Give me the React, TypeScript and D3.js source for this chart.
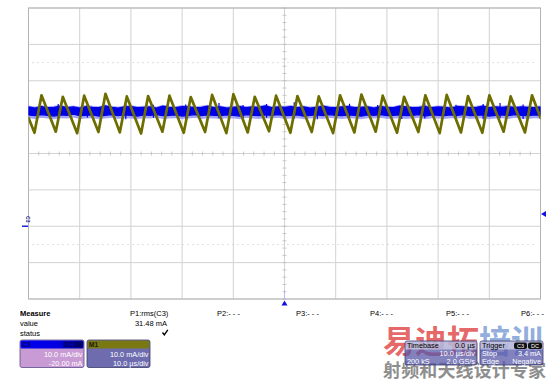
import React from "react";
import * as d3 from "d3";

// ---- Data ----
// time axis: µs, -50..50 (10 µs/div); vertical: mA, -20..60 (10 mA/div, offset -20 mA)
const timeTicks = [-50, -40, -30, -20, -10, 0, 10, 20, 30, 40, 50];
const ampTicks = [-20, -10, 0, 10, 20, 30, 40, 50, 60];
const dottedLevels = [45, -5];

// M1 (olive) triangle waveform vertices
const m1Start = { t: -50, v: 29.8 };
const m1End = { t: 50, v: 29.8 };
const m1TroughT = [-48.83, -44.67, -40.5, -36.34, -32.17, -28.01, -23.84, -19.68, -15.51, -11.35, -7.18, -3.02, 1.15, 5.32, 9.48, 13.65, 17.81, 21.98, 26.14, 30.31, 34.47, 38.64, 42.8, 46.97];
const m1TroughV = [25.7, 26.0, 25.6, 25.9, 25.8, 25.5, 26.0, 25.7, 25.9, 25.6, 25.8, 26.1, 25.7, 25.9, 25.6, 25.8, 26.0, 25.7, 25.9, 25.6, 25.8, 25.7, 26.0, 25.8];
const m1PeakT = [-47.46, -43.3, -39.13, -34.97, -30.8, -26.64, -22.47, -18.31, -14.14, -9.98, -5.81, -1.65, 2.52, 6.69, 10.85, 15.02, 19.18, 23.35, 27.51, 31.68, 35.84, 40.01, 44.17, 48.34];
const m1PeakV = [36.0, 35.6, 35.9, 36.4, 35.7, 35.8, 35.9, 35.5, 36.1, 36.3, 35.6, 35.9, 35.8, 35.7, 36.0, 36.2, 35.9, 35.6, 36.0, 36.1, 35.8, 36.0, 35.7, 36.0];

// C3 (blue) noisy band envelope, sampled every 1.25 µs
const c3Top = [
  32.8, 32.5, 32.9, 32.6, 32.7, 33.0, 32.6, 32.8, 32.5, 32.9,
  32.7, 32.6, 33.1, 32.7, 32.5, 32.8, 32.9, 32.6, 32.7, 32.8,
  32.5, 33.0, 32.7, 32.6, 32.9, 32.8, 32.6, 32.7, 33.0, 32.6,
  32.8, 32.5, 32.7, 32.9, 32.6, 32.8, 32.7, 33.1, 32.6, 32.8,
  32.7, 32.9, 32.6, 32.8, 32.5, 32.7, 33.0, 32.7, 32.6, 32.8,
  32.9, 32.6, 32.7, 32.8, 32.5, 32.9, 32.7, 32.6, 33.0, 32.8,
  32.6, 32.7, 32.9, 32.6, 32.8, 32.7, 32.5, 32.9, 32.8, 32.6,
  32.7, 33.0, 32.6, 32.8, 32.7, 32.9, 32.6, 32.8, 32.7, 32.6, 32.8,
];
const c3Bottom = [
  30.6, 30.4, 30.7, 30.5, 30.3, 30.6, 30.5, 30.8, 30.4, 30.5,
  30.6, 30.3, 30.5, 30.7, 30.4, 30.6, 30.5, 30.3, 30.6, 30.5,
  30.7, 30.4, 30.5, 30.6, 30.3, 30.5, 30.7, 30.4, 30.6, 30.5,
  30.4, 30.6, 30.5, 30.3, 30.7, 30.5, 30.4, 30.6, 30.5, 30.7,
  30.4, 30.5, 30.6, 30.3, 30.5, 30.6, 30.4, 30.7, 30.5, 30.4,
  30.6, 30.5, 30.3, 30.6, 30.5, 30.7, 30.4, 30.5, 30.6, 30.4,
  30.5, 30.7, 30.3, 30.6, 30.5, 30.4, 30.6, 30.5, 30.7, 30.4,
  30.5, 30.6, 30.3, 30.5, 30.6, 30.4, 30.7, 30.5, 30.4, 30.6, 30.5,
];
const c3SpikeT = [-44.2, -38.5, -31.0, -25.6, -19.3, -12.8, -8.1, -3.5, 1.9, 6.4, 12.7, 18.2, 22.9, 27.4, 33.5, 38.8, 42.1, 46.6];
const c3SpikeHi = [33.6, 33.3, 33.8, 33.4, 33.5, 33.9, 33.3, 33.6, 34.1, 33.4, 33.7, 33.3, 33.5, 33.8, 33.4, 33.6, 33.9, 33.5];
const c3SpikeLo = [29.6, 29.9, 29.4, 29.8, 29.5, 29.7, 29.3, 29.8, 29.6, 29.4, 29.7, 29.9, 29.5, 29.6, 29.8, 29.4, 29.7, 29.5];

const triggerLevel = 3.4;
const c3Zero = 0;

const measureLabels = ["P1:rms(C3)", "P2:- - -", "P3:- - -", "P4:- - -", "P5:- - -", "P6:- - -"];
const measureValue = "31.48 mA";

const FONT = "'Liberation Sans', Arial, sans-serif";

export default function App() {
  const W = 547, H = 382;
  const x = d3.scaleLinear().domain([-50, 50]).range([28.5, 540.5]);
  const y = d3.scaleLinear().domain([-20, 60]).range([299, 8]);

  const m1Pts: [number, number][] = [[m1Start.t, m1Start.v]];
  m1PeakT.forEach((_, i) => {
    m1Pts.push([m1TroughT[i], m1TroughV[i]]);
    m1Pts.push([m1PeakT[i], m1PeakV[i]]);
  });
  m1Pts.push([m1End.t, m1End.v]);
  const line = d3.line<[number, number]>().x((d) => x(d[0])).y((d) => y(d[1]));

  const sampleT = d3.range(c3Top.length).map((i) => -50 + i * 1.25);
  const band = d3
    .area<number>()
    .x((_, i) => x(sampleT[i]))
    .y0((_, i) => y(c3Bottom[i]))
    .y1((_, i) => y(c3Top[i]));
  const halo = d3
    .area<number>()
    .x((_, i) => x(sampleT[i]))
    .y0((_, i) => y(c3Bottom[i] - 0.9))
    .y1((_, i) => y(c3Top[i] + 0.4));

  const minorT = d3.range(-50, 50.01, 2);
  const minorV = d3.range(-20, 60.01, 2);

  const cx = x(0), cy = y(20);
  const mPos = [130, 217, 296, 370, 446, 521];

  return (
    <svg width={W} height={H} style={{ position: "absolute", left: 0, top: 0, background: "#fff" }} fontFamily={FONT}>
      <rect x={0} y={0} width={W} height={H} fill="#fff" />
      <defs>
        <clipPath id="plot">
          <rect x={x(-50)} y={y(60)} width={x(50) - x(-50)} height={y(-20) - y(60)} />
        </clipPath>
        <linearGradient id="c3h" x1="0" x2="1">
          <stop offset="0" stopColor="#0000f0" />
          <stop offset="0.6" stopColor="#0000e0" />
          <stop offset="1" stopColor="#000090" />
        </linearGradient>
      </defs>

      {/* grid */}
      {timeTicks.map((t) => (
        <line key={"gx" + t} x1={x(t)} x2={x(t)} y1={y(60)} y2={y(-20)} stroke="#d2d2d2" strokeWidth={1} />
      ))}
      {ampTicks.map((v) => (
        <line key={"gy" + v} x1={x(-50)} x2={x(50)} y1={y(v)} y2={y(v)} stroke="#d2d2d2" strokeWidth={1} />
      ))}
      {dottedLevels.map((v) => (
        <line key={"dl" + v} x1={x(-50) + 4} x2={x(50) - 4} y1={y(v)} y2={y(v)} stroke="#c4c4c4" strokeWidth={1} strokeDasharray="1 4" />
      ))}
      {/* center ticks */}
      {minorT.map((t) => (
        <line key={"mt" + t} x1={x(t)} x2={x(t)} y1={cy - 2} y2={cy + 2} stroke="#bdbdbd" strokeWidth={0.8} />
      ))}
      {minorV.map((v) => (
        <line key={"mv" + v} x1={cx - 2} x2={cx + 2} y1={y(v)} y2={y(v)} stroke="#bdbdbd" strokeWidth={0.8} />
      ))}
      <rect x={x(-50)} y={y(60)} width={x(50) - x(-50)} height={y(-20) - y(60)} fill="none" stroke="#b4b4b4" strokeWidth={1} />

      {/* traces */}
      <g clipPath="url(#plot)">
        <path d={halo(c3Top) || ""} fill="#8c8cff" opacity={0.75} />
        <path d={band(c3Top) || ""} fill="#0000e6" stroke="#0000e6" strokeWidth={1.2} />
        {c3SpikeT.map((t, i) => (
          <line key={"sp" + i} x1={x(t)} x2={x(t)} y1={y(c3SpikeHi[i])} y2={y(c3SpikeLo[i])} stroke="#0000e6" strokeWidth={1.2} />
        ))}
        <path d={line(m1Pts) || ""} fill="none" stroke="#6e6e00" strokeWidth={2.7} strokeLinejoin="round" strokeLinecap="round" />
      </g>

      {/* markers */}
      <line x1={22} x2={28} y1={y(c3Zero)} y2={y(c3Zero)} stroke="#2020e0" strokeWidth={1.5} />
      <text x={0} y={0} fontSize={5} fill="#101080" fontWeight="bold" transform={`translate(25.5,${y(c3Zero) - 7}) rotate(90)`} textAnchor="middle">
        C3
      </text>
      <path d={`M${x(50) + 0.5},${y(triggerLevel)} l5,-3 v6 z`} fill="#1010e0" />
      <line x1={x(0)} x2={x(0)} y1={290} y2={300} stroke="#b0b0ff" strokeWidth={0.8} />
      <path d={`M${x(0)},${300.5} l-3,5 h6 z`} fill="#1010e0" />

      {/* measure table */}
      <text x={20} y={316} fontSize={7.5} fontWeight="bold" fill="#000">Measure</text>
      <text x={20} y={326} fontSize={7.5} fill="#000">value</text>
      <text x={20} y={336} fontSize={7.5} fill="#000">status</text>
      {measureLabels.map((m, i) => (
        <text key={m + i} x={mPos[i]} y={316} fontSize={7.5} fill="#000">{m}</text>
      ))}
      <text x={167} y={326} fontSize={7.5} textAnchor="end" fill="#000">{measureValue}</text>
      <path d="M162.5,332.5 l1.8,2.3 l3.5,-5" fill="none" stroke="#000" strokeWidth={1.4} />

      {/* channel boxes */}
      <g>
        <rect x={20} y={340} width={64} height={27.5} rx={2} fill="#c99bd4" stroke="#5a4a8a" strokeWidth={0.8} />
        <rect x={20.5} y={340.5} width={63} height={8} rx={1.5} fill="url(#c3h)" />
        <text x={22} y={347} fontSize={6.5} fill="#000050" fontWeight="bold">C3</text>
        <text x={82} y={347} fontSize={6.5} fill="#000040" textAnchor="end" fontWeight="bold">DC1M</text>
        <text x={82.5} y={356.5} fontSize={7.3} fill="#fff" textAnchor="end">10.0 mA/div</text>
        <text x={82.5} y={365.5} fontSize={7.3} fill="#fff" textAnchor="end">-20.00 mA</text>

        <rect x={87} y={340} width={63} height={27.5} rx={2} fill="#6e6cae" stroke="#3c3c6c" strokeWidth={0.8} />
        <rect x={87.5} y={340.5} width={62} height={8} rx={1.5} fill="#7a7812" />
        <text x={89} y={347} fontSize={6.5} fill="#1a1a00" fontWeight="bold">M1</text>
        <text x={148.5} y={356.5} fontSize={7.3} fill="#fff" textAnchor="end">10.0 mA/div</text>
        <text x={148.5} y={365.5} fontSize={7.3} fill="#fff" textAnchor="end">10.0 µs/div</text>
      </g>

      {/* watermark */}
      <text x={383} y={353} fontSize={32} fontFamily="'Noto Sans CJK SC', sans-serif" fontWeight="bold">
        <tspan fill="#e0403f" fillOpacity={0.8}>易迪拓</tspan>
        <tspan fill="#7f9fd6" fillOpacity={0.85}>培训</tspan>
      </text>
      <text x={383} y={377} fontSize={18} fontFamily="'Noto Sans CJK SC', sans-serif" fontWeight="bold" fill="#8e8e8e" textLength={163}>
        射频和天线设计专家
      </text>

      {/* timebase / trigger boxes */}
      <g fontSize={7.3}>
        <rect x={405} y={341} width={72} height={24} rx={2} fill="#5858a8" fillOpacity={0.75} stroke="#3a3a6a" strokeWidth={0.8} />
        <rect x={405.5} y={341.5} width={71} height={8} fill="#f0f0f8" fillOpacity={0.55} />
        <text x={407} y={347.8} fill="#000">Timebase</text>
        <text x={475} y={347.8} fill="#000" textAnchor="end">0.0 µs</text>
        <text x={475} y={355.8} fill="#fff" textAnchor="end">10.0 µs/div</text>
        <text x={407} y={363.6} fill="#fff">200 kS</text>
        <text x={475} y={363.6} fill="#fff" textAnchor="end">2.0 GS/s</text>

        <rect x={480} y={341} width={63} height={24} rx={2} fill="#5858a8" fillOpacity={0.75} stroke="#3a3a6a" strokeWidth={0.8} />
        <rect x={480.5} y={341.5} width={62} height={8} fill="#f0f0f8" fillOpacity={0.55} />
        <text x={482} y={347.8} fill="#000">Trigger</text>
        <rect x={514} y={342.5} width={13} height={6.5} rx={2} fill="#111" />
        <rect x={528} y={342.5} width={14} height={6.5} rx={2} fill="#111" />
        <text x={520.5} y={348} fill="#fff" fontSize={5.5} textAnchor="middle">C3</text>
        <text x={535} y={348} fill="#fff" fontSize={5.5} textAnchor="middle">DC</text>
        <text x={482} y={355.8} fill="#fff">Stop</text>
        <text x={541} y={355.8} fill="#fff" textAnchor="end">3.4 mA</text>
        <text x={482} y={363.6} fill="#fff">Edge</text>
        <text x={541} y={363.6} fill="#fff" textAnchor="end">Negative</text>
      </g>
    </svg>
  );
}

----------

_EXERCISE DIRECTIONS:_ Restate the data word for word from its first line through the line with "36.0, 35.7, 36.0];", leaving out any picture along the way.

_ANSWER TO THIS EXERCISE:_
Give me the React, TypeScript and D3.js source for this chart.
import React from "react";
import * as d3 from "d3";

// ---- Data ----
// time axis: µs, -50..50 (10 µs/div); vertical: mA, -20..60 (10 mA/div, offset -20 mA)
const timeTicks = [-50, -40, -30, -20, -10, 0, 10, 20, 30, 40, 50];
const ampTicks = [-20, -10, 0, 10, 20, 30, 40, 50, 60];
const dottedLevels = [45, -5];

// M1 (olive) triangle waveform vertices
const m1Start = { t: -50, v: 29.8 };
const m1End = { t: 50, v: 29.8 };
const m1TroughT = [-48.83, -44.67, -40.5, -36.34, -32.17, -28.01, -23.84, -19.68, -15.51, -11.35, -7.18, -3.02, 1.15, 5.32, 9.48, 13.65, 17.81, 21.98, 26.14, 30.31, 34.47, 38.64, 42.8, 46.97];
const m1TroughV = [25.7, 26.0, 25.6, 25.9, 25.8, 25.5, 26.0, 25.7, 25.9, 25.6, 25.8, 26.1, 25.7, 25.9, 25.6, 25.8, 26.0, 25.7, 25.9, 25.6, 25.8, 25.7, 26.0, 25.8];
const m1PeakT = [-47.46, -43.3, -39.13, -34.97, -30.8, -26.64, -22.47, -18.31, -14.14, -9.98, -5.81, -1.65, 2.52, 6.69, 10.85, 15.02, 19.18, 23.35, 27.51, 31.68, 35.84, 40.01, 44.17, 48.34];
const m1PeakV = [36.0, 35.6, 35.9, 36.4, 35.7, 35.8, 35.9, 35.5, 36.1, 36.3, 35.6, 35.9, 35.8, 35.7, 36.0, 36.2, 35.9, 35.6, 36.0, 36.1, 35.8, 36.0, 35.7, 36.0];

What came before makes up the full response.